Es gibt dort ganz hervorragende Mediziner, die selbstverständlich ihren Status behalten werden. Ich gehe davon aus, dass der Verbund Möglichkeiten eröffnet, dass Chefärzte der Städtischen Kliniken Professuren an der Universität zu Köln erhalten können.
In der Vergangenheit hat es im Verhältnis von Städtischen Kliniken und Uni heftig geknirscht. Im Werben um Patienten verstanden sich beide eher als Konkurrenten.
Das weiß ich. Aber die Vorgänge liegen über zehn Jahre zurück und waren vor meiner Zeit. Alle Akteure sind mittlerweile im Ruhestand. Die Zusammenarbeit würde die Chance bieten, dass wir die medizinische Versorgung in Köln mit mehr Personal und einer breiteren Basis stärker ausdifferenzieren könnten.
Wie würde es mit der Geburtsmedizin oder der Unfallchirurgie weitergehen – gäbe es künftig nur noch einen Standort?
Nein. Es ist durchaus geboten, an unterschiedlichen Standorten zu agieren. Es kann zum Beispiel auch bei der besten Führung von Bereichen immer wieder zu einem schicksalhaften Infektionsgeschehen kommen. Dann ist es gut, wenn man mehrere Standorte hat.
Können Sie die Ressentiments auf Seiten der Städtischen Kliniken verstehen – Skeptiker sprechen von einer „feindlichen Übernahme“?
Nein. Wir bieten dem Personal riesige Chancen und würden den Gesundheitsstandort insgesamt stärken. Von einer „feindlichen Übernahme“ kann keine Rede sein, wir planen eine „freundliche Mehrheitsbeteiligung“.

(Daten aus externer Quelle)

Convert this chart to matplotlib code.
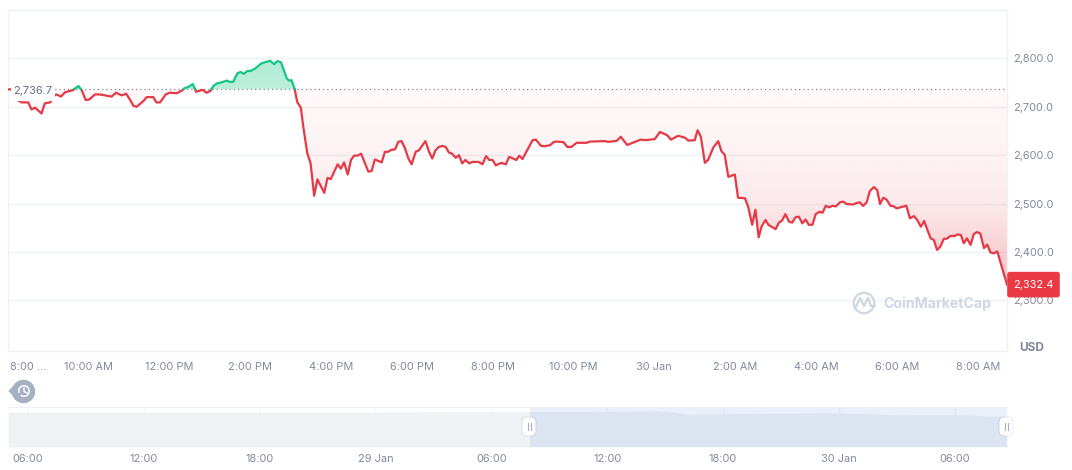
"""
Price chart, 29-30 Jan, with a range navigator underneath.
Time is kept in hours from 00:00 on 29 Jan.
"""

import numpy as np
import matplotlib
matplotlib.use("Agg")
import matplotlib.pyplot as plt
from matplotlib.colors import to_rgb
from matplotlib.patches import Circle, FancyBboxPatch, Polygon, Rectangle, Arc
from matplotlib.path import Path
from matplotlib.ticker import FuncFormatter

plt.rcParams["font.family"] = ["Inter", "DejaVu Sans"]

# ── Data ──
BASE_PRICE = 2736.7
LAST_PRICE = 2332.4

hours_day = [
    8.03, 8.10, 8.19, 8.36, 8.52, 8.60, 8.69, 8.85, 8.93, 9.06, 9.18, 9.22, 9.33, 9.43, 9.63, 9.76, 9.84,
    9.94, 10.03, 10.17, 10.29, 10.58, 10.69, 10.83, 10.94, 11.02, 11.12, 11.20, 11.37, 11.45, 11.61,
    11.69, 11.78, 11.92, 12.02, 12.19, 12.31, 12.40, 12.48, 12.59, 12.67, 12.83, 12.93, 13.03, 13.10,
    13.18, 13.28, 13.43, 13.52, 13.59, 13.69, 13.77, 13.85, 13.94, 14.02, 14.13, 14.27, 14.37, 14.50,
    14.60, 14.68, 14.77, 14.91, 14.97, 15.03, 15.11, 15.17, 15.26, 15.32, 15.42, 15.50,
]
price_day = [
    2736, 2736, 2717, 2709, 2709, 2694.5, 2698, 2686, 2707, 2709, 2724, 2725.5, 2721, 2730, 2734.5, 2743, 2734.5,
    2714, 2715, 2725.5, 2725.5, 2721, 2729, 2723.5, 2727, 2717, 2702, 2700, 2712, 2720, 2720,
    2709, 2709, 2725.5, 2729, 2728, 2733, 2739, 2741, 2747, 2731, 2735, 2729, 2733, 2743,
    2748, 2750, 2754, 2751, 2752, 2769, 2772, 2768, 2774, 2774, 2779, 2789, 2792, 2795,
    2788, 2794.5, 2792, 2759, 2754, 2755, 2736, 2710, 2698, 2659, 2603.5, 2584,
]

hours_evening = [
    15.59, 15.67, 15.84, 15.92, 16.00, 16.17, 16.25, 16.33, 16.42, 16.50, 16.58, 16.66, 16.75, 16.93,
    17.01, 17.09, 17.26, 17.34, 17.42, 17.50, 17.59, 17.67, 17.75, 17.83, 17.92, 18.00, 18.10, 18.18,
    18.34, 18.43, 18.51, 18.59, 18.67, 18.76, 18.84, 18.92, 19.00, 19.09, 19.17, 19.25, 19.33, 19.42,
    19.50, 19.66, 19.75, 19.84, 19.92, 20.00, 20.08, 20.22, 20.33, 20.41, 20.59, 20.66, 20.74, 20.99,
    21.07, 21.20, 21.29, 21.42, 21.52, 21.60, 21.75, 21.85, 21.95, 22.08, 22.32, 22.41, 22.78, 22.86,
    23.07, 23.17, 23.33, 23.48, 23.66, 23.77, 24.01,
]
price_evening = [
    2516, 2550, 2522, 2553, 2550.5, 2581, 2572, 2585, 2560, 2590, 2599, 2599, 2603, 2566,
    2567, 2591, 2585, 2607, 2607, 2611, 2612, 2627.5, 2629, 2615, 2593, 2581, 2607, 2610,
    2629, 2607, 2593, 2610, 2617, 2619, 2617, 2605.5, 2603, 2594.5, 2600, 2583, 2590, 2583,
    2586, 2586, 2581, 2598, 2590, 2590, 2579, 2584, 2581, 2596.5, 2590, 2599, 2592, 2631,
    2632, 2619, 2618.5, 2620.5, 2627.5, 2628, 2627, 2617, 2617, 2625.5, 2625.5, 2628, 2629, 2627.5,
    2629.5, 2638, 2621, 2626, 2632, 2631, 2633,
]

hours_night = [
    24.14, 24.32, 24.41, 24.59, 24.76, 24.84, 25.00, 25.07, 25.15, 25.25, 25.33, 25.46, 25.58, 25.66,
    25.74, 25.83, 25.99, 26.07, 26.24, 26.32, 26.42, 26.50, 26.58, 26.65, 26.75, 26.82, 27.00, 27.08,
    27.16, 27.24, 27.33, 27.41, 27.49, 27.57, 27.66, 27.74, 27.82, 27.91, 27.99, 28.08, 28.16, 28.24,
    28.32, 28.41, 28.49, 28.59, 28.67, 28.75, 28.92, 29.00, 29.08, 29.16, 29.25, 29.33, 29.43, 29.51,
    29.58, 29.66, 29.74, 29.84, 29.90, 29.99, 30.23, 30.32, 30.42, 30.50, 30.59, 30.67, 30.83, 30.91,
    30.99, 31.07, 31.16, 31.24, 31.32, 31.43, 31.49, 31.58, 31.65, 31.73, 31.82, 31.90, 31.98, 32.06,
    32.15, 32.23, 32.31, 32.39, 32.48, 32.72,
]
price_night = [
    2648, 2641, 2632, 2640, 2636, 2630, 2631, 2651.5, 2638, 2584, 2590, 2616, 2629, 2608,
    2601, 2555, 2560, 2512, 2511, 2493.5, 2456, 2487, 2430, 2452, 2466, 2456, 2447, 2460.5,
    2465, 2478, 2462.5, 2460.5, 2471.5, 2473, 2459, 2467, 2456, 2456, 2478, 2483, 2481, 2495.5,
    2492, 2495.5, 2494, 2502.5, 2504, 2499, 2498, 2501, 2502.5, 2495, 2502.5, 2526, 2534, 2528,
    2499, 2512, 2508.5, 2495, 2495, 2490, 2495.5, 2469.5, 2474, 2466, 2452, 2464, 2428, 2425,
    2404, 2411, 2427, 2427.5, 2433, 2433, 2436, 2435, 2418, 2428, 2414.5, 2437, 2441, 2438,
    2408, 2415, 2399, 2397, 2401, 2332.4,
]

y_ticks = [2300, 2400, 2500, 2600, 2700, 2800, 2900]

x_ticks = [10, 12, 14, 16, 18, 20, 22, 24, 26, 28, 30, 32]
x_labels = ["10:00 AM", "12:00 PM", "2:00 PM", "4:00 PM", "6:00 PM", "8:00 PM",
            "10:00 PM", "30 Jan", "2:00 AM", "4:00 AM", "6:00 AM", "8:00 AM"]

# navigator series, coarse: hours from 00:00 on 29 Jan and price
nav_hours = [-19.04, -14, -8, -3, 2, 6, 8, 11, 14.5, 15.4, 16.2, 20, 24, 25.5, 27, 30, 32.72]
nav_price = [2690, 2680, 2695, 2700, 2710, 2725, 2736, 2735, 2795, 2680, 2520, 2600, 2630, 2560,
             2460, 2490, 2332]

nav_ticks = [-18, -12, -6, 0, 6, 12, 18, 24, 30]
nav_labels = ["06:00", "12:00", "18:00", "29 Jan", "06:00", "12:00", "18:00", "30 Jan", "06:00"]

# gradient stops under the baseline: price, opacity
red_stop_price = [2332, 2400, 2500, 2600, 2736.7]
red_stop_alpha = [0.32, 0.24, 0.11, 0.065, 0.035]

# ── Style ──
RED = "#e63946"
GREEN = "#16c784"
GRID = "#eff2f5"
TICK = "#808a9d"
LOGO = "#cfd6e4"
TEXT_PX = 7.9


def with_crossings(x, y, level):
    """Add a point wherever the line crosses the level, so colours change exactly there."""
    out_x, out_y = [x[0]], [y[0]]
    for i in range(1, len(x)):
        if (y[i - 1] - level) * (y[i] - level) < 0:
            t = (level - y[i - 1]) / (y[i] - y[i - 1])
            out_x.append(x[i - 1] + t * (x[i] - x[i - 1]))
            out_y.append(level)
        out_x.append(x[i])
        out_y.append(y[i])
    return np.array(out_x), np.array(out_y)


def gradient_fill(ax, x, y, mask, colour, stop_price, stop_alpha):
    """Fill between line and baseline with a vertical opacity gradient."""
    poly = ax.fill_between(x, y, BASE_PRICE, where=mask, color="none", linewidth=0)
    clip = Path.make_compound_path(*poly.get_paths())
    ylo, yhi = min(stop_price), max(stop_price)
    levels = np.linspace(yhi, ylo, 256)
    rgba = np.zeros((256, 1, 4))
    rgba[..., :3] = to_rgb(colour)
    rgba[:, 0, 3] = np.interp(levels, stop_price, stop_alpha)
    im = ax.imshow(rgba, extent=(x[0], x[-1], ylo, yhi), aspect="auto", zorder=2,
                   interpolation="bilinear")
    im.set_clip_path(clip, transform=ax.transData)


# ── Figure ──
W, H = 1072, 470
fig = plt.figure(figsize=(W / 100, H / 100), dpi=100, facecolor="white")


def px_axes(left, top, right, bottom):
    return fig.add_axes([left / W, 1 - bottom / H, (right - left) / W, (bottom - top) / H])


# ── Main chart ──
ax = px_axes(8, 10, 1007, 351)
hours = np.array(hours_day + hours_evening + hours_night)
price = np.array(price_day + price_evening + price_night, dtype=float)
xs, ys = with_crossings(hours, price, BASE_PRICE)

gradient_fill(ax, xs, ys, ys <= BASE_PRICE, RED, red_stop_price, red_stop_alpha)
gradient_fill(ax, xs, ys, ys >= BASE_PRICE, GREEN, [BASE_PRICE, 2795], [0.29, 0.34])
ax.set_xlim(8.02, 32.72)
ax.set_ylim(2195.2, 2899.8)

ax.plot(xs, np.where(ys <= BASE_PRICE, ys, np.nan), color=RED, lw=1.6, zorder=4,
        solid_joinstyle="round")
ax.plot(xs, np.where(ys >= BASE_PRICE, ys, np.nan), color=GREEN, lw=1.6, zorder=4,
        solid_joinstyle="round")
ax.axhline(BASE_PRICE, color=TICK, lw=0.9, ls=(0, (1, 2.4)), zorder=3)

ax.set_yticks(y_ticks)
ax.yaxis.set_major_formatter(FuncFormatter(lambda v, _: f"{v:,.1f}" if v < 2900 else ""))
ax.yaxis.tick_right()
ax.set_xticks(x_ticks, x_labels)
ax.tick_params(axis="both", length=0, labelsize=TEXT_PX, labelcolor=TICK)
ax.tick_params(axis="x", pad=8)
ax.tick_params(axis="y", pad=4.2)
ax.grid(axis="y", color=GRID, lw=1, zorder=0)
ax.set_axisbelow(True)
for spine in ax.spines.values():
    spine.set_color(GRID)
    spine.set_linewidth(1)
ax.text(8.52, -11.5 / 341, "8:00 ...", transform=ax.get_xaxis_transform(), ha="center", va="top",
        color=TICK, fontsize=TEXT_PX)

# ── Navigator ──
nav = px_axes(8, 407, 1007, 447)
nav.set_xlim(-19.04, 32.72)
nav.set_ylim(0, 3083)
nav.fill_between(nav_hours, nav_price, 0, color="#eff2f5", linewidth=0, zorder=1)
nav.vlines(nav_ticks, 0, 3083, color="#f4f5f7", lw=1, zorder=0)
nav.axvspan(8.0, 32.72, color="#6f8fe0", alpha=0.14, linewidth=0, zorder=2)
nav.set_xticks(nav_ticks, nav_labels)
nav.set_yticks([])
nav.tick_params(axis="x", length=0, labelsize=TEXT_PX, labelcolor=TICK, pad=5)
for name, spine in nav.spines.items():
    spine.set_visible(name == "top")
    spine.set_color("#f0f1f3")

# ── Overlay in pixel coordinates for tags, logo and handles ──
ov = fig.add_axes([0, 0, 1, 1], zorder=10)
ov.set_xlim(0, W)
ov.set_ylim(H, 0)
ov.axis("off")
ov.patch.set_alpha(0)

# baseline tag
ov.add_patch(Rectangle((11, 78), 44, 23, color="white", lw=0))
ov.text(13, 91, f"{BASE_PRICE:,.1f}", color="#616e85", fontsize=TEXT_PX, va="center", ha="left")

# last price tag
last_y = H - ax.transData.transform((0, LAST_PRICE))[1]
ov.add_patch(FancyBboxPatch((1008, last_y - 12), 51, 24, boxstyle="round,pad=0.8,rounding_size=2.5",
                            fc="#ea3943", ec="none"))
ov.text(1033.5, last_y, f"{LAST_PRICE:,.1f}", color="white", fontsize=TEXT_PX, ha="center", va="center")

# axis unit
ov.text(1031.5, 348, "USD", color=TICK, fontsize=8.6, fontweight="bold", ha="center", va="center")

# watermark
ov.add_patch(Circle((864, 303), 10.2, fc="none", ec=LOGO, lw=1.6))
ov.plot([855, 860, 864, 868, 871, 875], [309, 298, 306, 298, 306, 306], color=LOGO, lw=1.6,
        solid_joinstyle="round", solid_capstyle="round")
ov.text(883, 304, "CoinMarketCap", color=LOGO, fontsize=10.2, fontweight="bold", ha="left", va="center")

# history button
ov.add_patch(Circle((23.5, 391.5), 11.7, fc="#a6b0c3", ec="none"))
ov.add_patch(Polygon([(8.3, 391), (17, 382), (17, 400)], fc="#a6b0c3", ec="none"))
ov.add_patch(Arc((24, 391), 10.5, 10.5, theta1=-200, theta2=130, color="white", lw=1.1))
ov.plot([24, 24, 27], [388, 391.5, 393], color="white", lw=1)

# navigator handles
for cx in (529, 1006):
    ov.add_patch(FancyBboxPatch((cx - 7.5, 416.5), 15, 20, boxstyle="round,pad=0,rounding_size=5.5",
                                fc="black", ec="none", alpha=0.06))
    ov.add_patch(FancyBboxPatch((cx - 6.5, 417.5), 13, 18, boxstyle="round,pad=0,rounding_size=5",
                                fc="white", ec="none"))
    ov.plot([cx - 1.5, cx - 1.5], [423, 430], color="#a6b0c3", lw=0.8)
    ov.plot([cx + 1.5, cx + 1.5], [423, 430], color="#a6b0c3", lw=0.8)

fig.savefig("out.png", dpi=100)
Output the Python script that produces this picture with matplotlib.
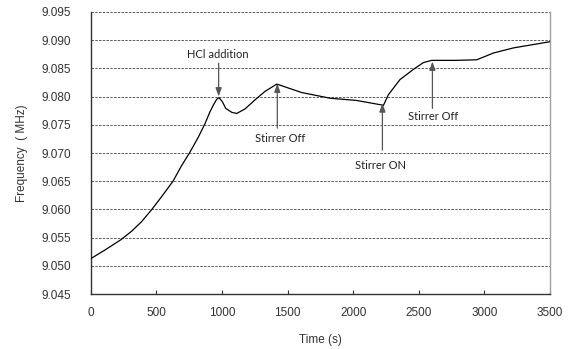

Was halten Sie von dem Begriff „Rheinische Charité“?
Wir sollten schon einen griffigen Namen finden, der zu uns passt.
Wie geht das Prozedere denn jetzt konkret weiter?
Wir werden bis Weihnachten ein sogenanntes indikatives Angebot gegenüber der Oberbürgermeisterin abgeben, in dem wir offiziell unser Interesse zum Eingehen einer strategischen Partnerschaft bekunden werden. Dann ist es zunächst an den politischen Gremien der Stadt, sich dazu zu verhalten.
Wann würden Sie denn gerne an den Kliniken die neuen Schilder anschrauben?
Wenn es dazu kommt, sollten wir das schwungvoll und schnell machen. Wir wollen in wenigen Monaten so weit sein, die wirtschaftlichen Risiken abschätzen zu können. Bis Ende des Jahres 2018 würden wir gerne zum Abschluss kommen. Das Zusammenwachsen wird sicherlich einige Jahre in Anspruch nehmen.
Was kosten die Städtischen Kliniken – handelt es sich angesichts der hohen Defizite um einen symbolischen Betrag?
Das können wir jetzt noch nicht sagen.
Müsste der Verbund neue Gebäude bauen?
Davon gehe ich aus. Unser Campus in Lindenthal hat kein großes Wachstumspotenzial mehr. In Merheim scheint mir mehr Luft sein.
Können Sie sich eine Jobgarantie für alle Mitarbeiter vorstellen?
Das halte ich für vorstellbar – ein Beschäftigungspakt wird sicher Gegenstand der Verhandlungen werden.